In this type of amulet, Upakhut takes the form of a rather odd looking water spirit, often clutching a lotus flower and surrounded by fish and other aquatic creatures. Many amulets feature him cradled within a shell. I have been told many times that these types of amulets are of Khmer origin. If any New Mandala readers have any information on Khmer (or other) perspectives on Upakhut I would be very interested to hear the details!

Tags: Asian Studies · Burma · Cambodia · Laos · Tai Studies · Thailand · Trans-Border Issues

4 responses so far ↓

  • 1 Jon Fernquest // Apr 25, 2007 at 6:46 pm

    Thanks for this entry. Finally found something I want to blog about in my own personal blog. John Strong is one of strongest scholars out there. His book on Asokan myths and his paper on the Gavampti tradition being wonderful examples.

  • 2 Erik Davis // Apr 26, 2007 at 1:49 pm

    As Jon F. notes above, John Strong wrote an excellent book which deals in some depth with Upagupta (Upakhut). One of the most famous stories about Upagupta (and the story which is depicted in the first photo) is that one day Upagupta was unable to finish his meal before noon, after which monks are no longer allowed to eat solid foods until the next day. Instead of putting away his bowl, he magically stopped the sun in the sky until he could finish. That’s why he’s looking up at the sky.
    The amulet at the bottom doesn’t look particularly Khmer to me, though that means nothing about the ‘type.’ Upagupta is a famous personality throughout SEA, though I was surprised at how little he was in evidence in Cambodia, compared to what some of the literature (Strong again) had led me to expect.

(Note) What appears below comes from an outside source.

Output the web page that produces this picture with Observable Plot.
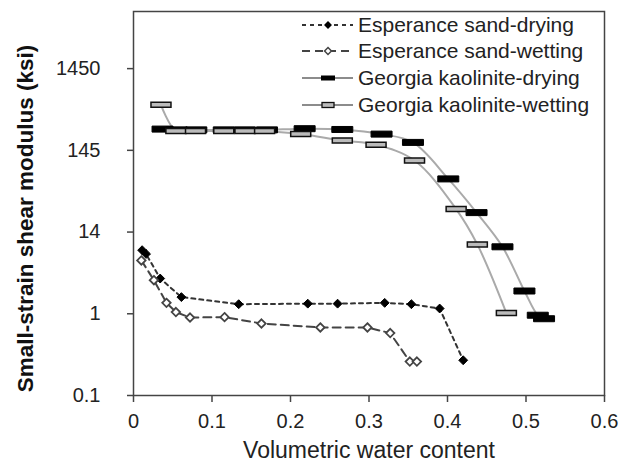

  • 3 New Mandala » Upakhut in Sipsongpanna // Jun 3, 2007 at 2:56 pm

    [...] late April, I posted some Burmese images of the Buddhist saint/spirit Upakhut. During my recent visit to Sipsonpanna I [...]

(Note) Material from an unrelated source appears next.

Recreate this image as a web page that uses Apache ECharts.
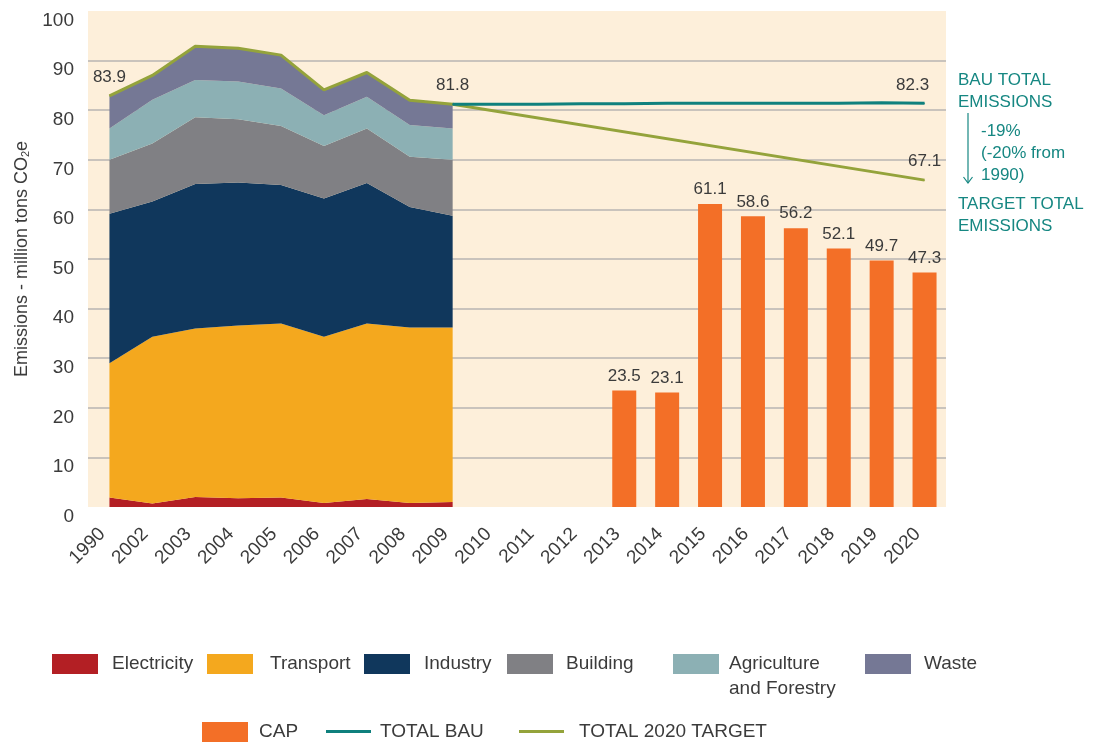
<!DOCTYPE html>
<html>
<head>
<meta charset="utf-8">
<title>Emissions</title>
<script src="https://cdn.jsdelivr.net/npm/echarts@6/dist/echarts.min.js"></script>
<style>
  html, body { margin: 0; padding: 0; background: #fff; }
  #main { width: 1095px; height: 742px; }
</style>
</head>
<body>
<div id="main"></div>
<script>
// categories
var years = ['1990', '2002', '2003', '2004', '2005', '2006', '2007', '2008', '2009', '2010',
             '2011', '2012', '2013', '2014', '2015', '2016', '2017', '2018', '2019', '2020'];

// sector emissions 1990-2009 (million tons CO2e)
var electricity = [1.9, 0.7, 2.0, 1.75, 1.9, 0.8, 1.6, 0.8, 1.0];
var transport   = [27.1, 33.6, 34.0, 34.85, 35.1, 33.5, 35.4, 35.4, 35.2];
var industry    = [30.1, 27.3, 29.1, 28.8, 27.9, 27.9, 28.3, 24.3, 22.5];
var building    = [10.9, 11.7, 13.5, 12.8, 11.9, 10.6, 11.0, 10.1, 11.3];
var agriculture = [6.3, 8.8, 7.5, 7.6, 7.6, 6.2, 6.4, 6.4, 6.3];
var waste       = [6.6, 4.9, 6.8, 6.7, 6.7, 5.1, 4.9, 5.0, 4.9];

// CAP 2013-2020
var cap = ['-', '-', '-', '-', '-', '-', '-', '-', '-', '-', '-', '-',
           23.5, 23.1, 61.1, 58.6, 56.2, 52.1, 49.7, 47.3];

// business as usual, 2009-2020
var bau = ['-', '-', '-', '-', '-', '-', '-', '-',
           81.2, 81.2, 81.2, 81.3, 81.3, 81.4, 81.4, 81.4, 81.4, 81.4, 81.5, 81.4];
var targetEnd = 65.9; // 2020 target as drawn

// printed labels
var targetLabels = ['83.9', '', '', '', '', '', '', '', '81.8', '', '', '', '', '', '', '', '', '', '', '67.1'];
var bauLabels = ['', '', '', '', '', '', '', '', '', '', '', '', '', '', '', '', '', '', '', '82.3'];

var yTicks = [0, 10, 20, 30, 40, 50, 60, 70, 80, 90, 100];

// target line: historic totals then straight to 2020
var target = years.map(function (y, i) {
    if (i < electricity.length) {
        return electricity[i] + transport[i] + industry[i] + building[i] + agriculture[i] + waste[i];
    }
    if (i === years.length - 1) return targetEnd;
    return '-';
});

var FONT = 'Liberation Sans, Arial, sans-serif';
var TEXT = '#3b3b3b';
var TEAL = '#168782';

function area(name, data, color) {
    return {
        name: name,
        type: 'line',
        stack: 'sector',
        data: data,
        showSymbol: false,
        symbol: 'none',
        lineStyle: { width: 0 },
        areaStyle: { color: color, opacity: 1 },
        itemStyle: { color: color },
        z: 2
    };
}

function legendItem(name, left, top, gap, extra) {
    var l = {
        data: [name],
        left: left,
        top: top,
        padding: 0,
        icon: 'rect',
        itemWidth: 46,
        itemHeight: 20,
        selectedMode: false,
        textStyle: { fontSize: 19, color: TEXT, fontFamily: FONT, padding: [0, 0, 0, gap] }
    };
    if (extra) Object.assign(l, extra);
    return l;
}

var chart = echarts.init(document.getElementById('main'));

var option = {
    animation: false,
    backgroundColor: '#ffffff',
    grid: {
        left: 88, right: 149, top: 11, bottom: 235,
        show: true, backgroundColor: '#fdefda', borderWidth: 0
    },
    legend: [
        legendItem('Electricity', 52, 654, 9),
        legendItem('Transport', 207, 654, 12),
        legendItem('Industry', 364, 654, 9),
        legendItem('Building', 507, 654, 8),
        legendItem('Agriculture and Forestry', 673, 654, 5, {
            formatter: function () { return 'Agriculture'; }
        }),
        legendItem('Waste', 865, 654, 8),
        legendItem('CAP', 202, 722, 6),
        legendItem('TOTAL BAU', 326, 722, 4, { itemWidth: 45, itemHeight: 3 }),
        legendItem('TOTAL 2020 TARGET', 519, 722, 10, { itemWidth: 45, itemHeight: 3 })
    ],
    xAxis: {
        type: 'category',
        data: years,
        boundaryGap: true,
        axisLine: { show: false },
        axisTick: { show: false },
        axisLabel: {
            interval: 0, rotate: 45, margin: 17, padding: [0, 10, 0, 0],
            fontSize: 19, color: TEXT, fontFamily: FONT
        }
    },
    yAxis: {
        type: 'value',
        min: 0, max: 100, interval: 10,
        name: 'Emissions - million tons {s|CO}{sub|2}{s|e}',
        nameLocation: 'middle',
        nameGap: 56,
        nameRotate: 90,
        nameTextStyle: {
            fontSize: 18, color: TEXT, fontFamily: FONT,
            rich: {
                s: { fontSize: 18, color: TEXT, fontFamily: FONT },
                sub: { fontSize: 11, color: TEXT, fontFamily: FONT, verticalAlign: 'bottom', padding: [8, 0, 0, 0] }
            }
        },
        axisLine: { show: false },
        axisTick: { show: false },
        axisLabel: {
            margin: 14, fontSize: 19, color: TEXT, fontFamily: FONT, verticalAlign: 'top'
        },
        splitLine: {
            lineStyle: {
                width: 1.5,
                color: yTicks.map(function (t) { return (t === 0 || t === 100) ? 'rgba(0,0,0,0)' : '#b7b5b2'; })
            }
        }
    },
    series: [
        area('Electricity', electricity, '#b31f24'),
        area('Transport', transport, '#f4a81e'),
        area('Industry', industry, '#10375c'),
        area('Building', building, '#808084'),
        area('Agriculture and Forestry', agriculture, '#8cb0b4'),
        area('Waste', waste, '#757895'),
        {
            name: 'CAP',
            type: 'bar',
            data: cap,
            barWidth: 24,
            itemStyle: { color: '#f36f27' },
            label: {
                show: true, position: 'top', distance: 6,
                fontSize: 17, color: TEXT, fontFamily: FONT
            },
            z: 3
        },
        {
            name: 'TOTAL BAU',
            type: 'line',
            data: bau,
            symbol: 'circle',
            symbolSize: 1,
            showAllSymbol: true,
            lineStyle: { width: 3, color: '#0f807d' },
            itemStyle: { color: '#0f807d' },
            label: {
                show: true, position: 'top', distance: 9, offset: [-12, 0],
                fontSize: 17, color: TEXT, fontFamily: FONT,
                formatter: function (p) { return bauLabels[p.dataIndex]; }
            },
            z: 5
        },
        {
            name: 'TOTAL 2020 TARGET',
            type: 'line',
            data: target,
            connectNulls: true,
            symbol: 'circle',
            symbolSize: 1,
            showAllSymbol: true,
            lineStyle: { width: 3, color: '#94a33b' },
            itemStyle: { color: '#94a33b' },
            label: {
                show: true, position: 'top', distance: 10,
                fontSize: 17, color: TEXT, fontFamily: FONT,
                formatter: function (p) { return targetLabels[p.dataIndex]; }
            },
            z: 4
        }
    ],
    graphic: [
        {
            type: 'text', left: 729, top: 679,
            style: { text: 'and Forestry', fill: TEXT, fontSize: 19, fontFamily: FONT }
        },
        {
            type: 'text', left: 958, top: 69,
            style: { text: 'BAU TOTAL\nEMISSIONS', fill: TEAL, fontSize: 17, lineHeight: 22, fontFamily: FONT }
        },
        {
            type: 'text', left: 981, top: 120,
            style: { text: '-19%\n(-20% from\n1990)', fill: TEAL, fontSize: 17, lineHeight: 22, fontFamily: FONT }
        },
        {
            type: 'text', left: 958, top: 193,
            style: { text: 'TARGET TOTAL\nEMISSIONS', fill: TEAL, fontSize: 17, lineHeight: 22, fontFamily: FONT }
        },
        {
            type: 'line',
            shape: { x1: 968, y1: 113, x2: 968, y2: 183 },
            style: { stroke: TEAL, lineWidth: 1.2 }
        },
        {
            type: 'polyline',
            shape: { points: [[963.5, 177], [968, 183], [972.5, 177]] },
            style: { stroke: TEAL, lineWidth: 1.2, fill: null }
        }
    ]
};

chart.setOption(option);
</script>
</body>
</html>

  • 4 Cittasamvaro // Jun 17, 2008 at 12:52 pm

    A nice article, as Upagupta is popular in the North of Thailand.
    One of the more famous stories about him relates to an episode where he captures Mara, the personification of Delusion. He claims he never saw the rupa-kaya (material body) of the Buddha, only the Dharma-kaya (Enlightened form). He then makes Mara, who had seen the rupa-kaya of the Buddha, assume that form so Upagupta can see what the Buddha looked like.
    Apparantly his hair stood on end in scstasy and his eyes filled with tears, and he bowed down to the form as if it were Buddha himself. Mara coud not bear this and fell down unconscious.
    This story is often portrayed in the murals in Thai temples, in the form of a monk holding a Buddha form tied to a rock - as can be seen on the West wall in Wat Phra Kaew.

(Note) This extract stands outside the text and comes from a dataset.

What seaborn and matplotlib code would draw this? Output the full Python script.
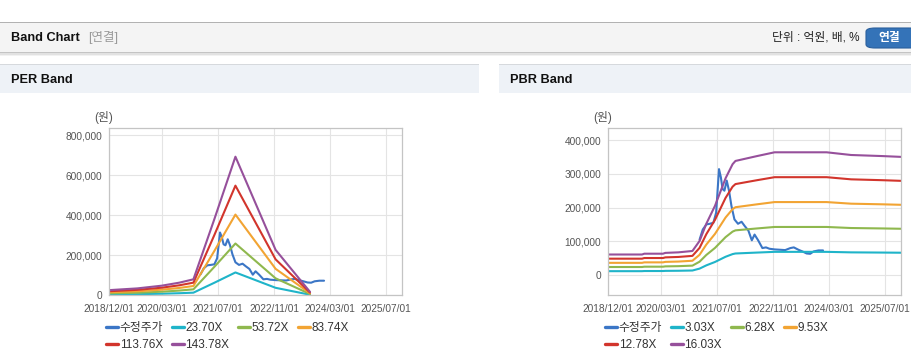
import numpy as np
import pandas as pd
import matplotlib
matplotlib.use('Agg')
import matplotlib.pyplot as plt
import matplotlib.dates as mdates
from matplotlib.patches import Rectangle, FancyBboxPatch
from matplotlib.lines import Line2D
from matplotlib.ticker import FuncFormatter
import seaborn as sns

sns.set_style('whitegrid')
plt.rcParams['font.family'] = ['Liberation Sans', 'Noto Sans CJK KR']

# adjusted share price (수정주가)
price_dates = ['2021-02-01', '2021-03-01', '2021-04-01', '2021-05-01', '2021-06-01', '2021-06-25',
               '2021-07-20', '2021-08-05', '2021-08-20', '2021-09-05', '2021-09-25', '2021-10-15',
               '2021-11-05', '2021-12-01', '2022-01-01', '2022-02-01', '2022-03-01', '2022-04-01',
               '2022-05-01', '2022-05-25', '2022-06-25', '2022-08-01', '2022-09-01', '2022-10-01',
               '2022-11-15', '2023-01-01', '2023-02-15', '2023-04-01', '2023-05-01', '2023-06-10',
               '2023-07-15', '2023-08-20', '2023-09-20', '2023-10-20', '2023-12-01', '2024-01-10']
price_values = [105000, 135000, 150000, 152000, 155000, 185000,
                314000, 290000, 255000, 250000, 280000, 250000,
                205000, 165000, 152000, 158000, 145000, 132000,
                103000, 120000, 103000, 80000, 82000, 78000,
                76000, 75000, 74000, 80000, 82000, 75000,
                70000, 64000, 63000, 70000, 73000, 73000]

# EPS basis for PER band
eps_dates = ['2018-12-01', '2019-08-01', '2020-03-01', '2020-08-01', '2020-12-01',
             '2021-06-01', '2021-12-01', '2022-11-15', '2023-09-10']
eps_values = [180, 240, 335, 440, 556, 2650, 4820, 1580, 120]
per_multiples = [23.70, 53.72, 83.74, 113.76, 143.78]
per_labels = ['23.70X', '53.72X', '83.74X', '113.76X', '143.78X']

# BPS basis for PBR band
bps_dates = ['2018-12-01', '2019-09-20', '2019-10-10', '2020-03-20', '2020-04-10', '2020-08-01',
             '2020-12-01', '2021-02-01', '2021-04-01', '2021-06-15', '2021-09-15', '2021-11-15',
             '2021-12-10', '2022-02-10', '2022-06-15', '2022-11-15', '2024-02-10', '2024-09-10',
             '2025-06-10', '2025-11-20']
bps_values = [3800, 3800, 3950, 3950, 4100, 4200,
              4450, 6300, 9500, 12800, 17900, 20500,
              21100, 21400, 22000, 22700, 22700, 22200,
              22000, 21850]
pbr_multiples = [3.03, 6.28, 9.53, 12.78, 16.03]
pbr_labels = ['3.03X', '6.28X', '9.53X', '12.78X', '16.03X']

tick_dates = ['2018-12-01', '2020-03-01', '2021-07-01', '2022-11-01', '2024-03-01', '2025-07-01']

price_color = '#3b76c6'
band_colors = ['#1fb4c9', '#8fb84e', '#f2a433', '#d2352c', '#96509b']

W, H = 912, 364
fig = plt.figure(figsize=(W / 100, H / 100), dpi=100)
fig.patch.set_facecolor('white')


def fx(px):
    return px / W


def fy(py):
    return 1 - py / H


def box(x0, y0, x1, y1, color, **kw):
    fig.patches.append(Rectangle((fx(x0), fy(y1)), fx(x1 - x0), (y1 - y0) / H,
                                 transform=fig.transFigure, facecolor=color,
                                 edgecolor='none', **kw))


# page header
box(0, 21.5, W, 23, '#b2b2b2')
box(0, 23, W, 52, '#f4f4f4')
box(0, 52, W, 53, '#c4c4c4')
box(0, 53, W, 54.5, '#e2e2e2')
box(0, 54.5, W, 56, '#f2f2f2')
fig.text(fx(11), fy(38), 'Band Chart', fontsize=9.2, fontweight='bold', color='#111111', va='center')
fig.text(fx(88), fy(38), '[연결]', fontsize=9, color='#9a9a9a', va='center')
fig.text(fx(860), fy(38), '단위 : 억원, 배, %', fontsize=8.5, color='#222222', va='center', ha='right')
fig.patches.append(FancyBboxPatch((fx(866), fy(48)), fx(52), 20 / H,
                                  boxstyle='round,pad=0,rounding_size=0.01',
                                  transform=fig.transFigure, facecolor='#3473b8',
                                  edgecolor='#2a5f9c', linewidth=0.8))
fig.text(fx(889), fy(38), '연결', fontsize=8.5, fontweight='bold', color='white', va='center', ha='center')

# panel headers
for x0, x1, title in [(0, 479, 'PER Band'), (499, W, 'PBR Band')]:
    box(x0, 63.5, x1, 65, '#d6d9dd')
    box(x0, 65, x1, 93, '#eef2f7')
    fig.text(fx(x0 + 11), fy(80), title, fontsize=9.2, fontweight='bold', color='#111111', va='center')


def make_bands(dates, base, multiples, labels):
    rows = []
    for m, lab in zip(multiples, labels):
        for d, b in zip(dates, base):
            rows.append({'date': pd.Timestamp(d), 'value': b * m, 'band': lab})
    return pd.DataFrame(rows)


def draw_panel(left_px, bands, labels, ylim, yticks, legend_x):
    ax = fig.add_axes([fx(left_px), fy(295.3), fx(293), 167 / H])
    ax.set_facecolor('white')
    sns.lineplot(x=pd.to_datetime(price_dates), y=price_values, color=price_color,
                 linewidth=1.5, ax=ax)
    sns.lineplot(data=bands, x='date', y='value', hue='band', hue_order=labels,
                 palette=dict(zip(labels, band_colors)), linewidth=1.5, ax=ax, legend=False)
    ax.set_xlim(pd.Timestamp('2018-12-01'), pd.Timestamp('2025-11-20'))
    ax.set_ylim(*ylim)
    ax.set_xticks(pd.to_datetime(tick_dates))
    ax.xaxis.set_major_formatter(mdates.DateFormatter('%Y/%m/%d'))
    ax.set_yticks(yticks)
    ax.yaxis.set_major_formatter(FuncFormatter(lambda v, p: f'{int(v):,}'))
    ax.set_xlabel('')
    ax.set_ylabel('')
    ax.tick_params(axis='both', length=0, labelsize=7.3, colors='#555555')
    ax.tick_params(axis='x', pad=6)
    ax.tick_params(axis='y', pad=5)
    ax.grid(True, color='#e4e4e4', linewidth=0.8)
    for s in ax.spines.values():
        s.set_color('#c4c4c4')
        s.set_linewidth(0.9)
    fig.text(fx(left_px + 4), fy(117), '(원)', fontsize=8.5, color='#555555', va='center', ha='right')

    names = ['수정주가'] + labels
    colors = [price_color] + band_colors
    handles = [Line2D([0], [0], color=c, linewidth=2.4) for c in colors]
    order = [0, 4, 1, 5, 2, 3]
    fig.legend([handles[i] for i in order], [names[i] for i in order],
               loc='upper left', bbox_to_anchor=(fx(legend_x), fy(322)),
               bbox_transform=fig.transFigure, ncol=4, frameon=False, fontsize=8.5,
               handlelength=1.0, handletextpad=0.15, columnspacing=0.75,
               labelspacing=0.4, borderaxespad=0, borderpad=0, labelcolor='#333333')
    return ax


per_df = make_bands(eps_dates, eps_values, per_multiples, per_labels)
pbr_df = make_bands(bps_dates, bps_values, pbr_multiples, pbr_labels)

draw_panel(109.3, per_df, per_labels, (0, 835000), [0, 200000, 400000, 600000, 800000], 106)
draw_panel(608.3, pbr_df, pbr_labels, (-60000, 435000), [0, 100000, 200000, 300000, 400000], 605)

fig.savefig('out.png', dpi=100, facecolor='white')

    Upagupta also converted Mara to the Dhamma - something the Buddha himself was not able to do. One account has him disguise a dead dog, dead snake and a dead human as a garland which Mara, thinking he has defeated Upagupta, willingly puts on his shoulders. The stink is terrible, but because he put it on voluntarily he cannot remove it. No God can remove it from him and eventually he is advised to go back to Upagupta. He complains that the Buddha never tormented him in this way. Upagupta points out that this is a reverence that Mara has for the Buddha’s compassion, and this is what inspires Mara to faith in the Dhamma.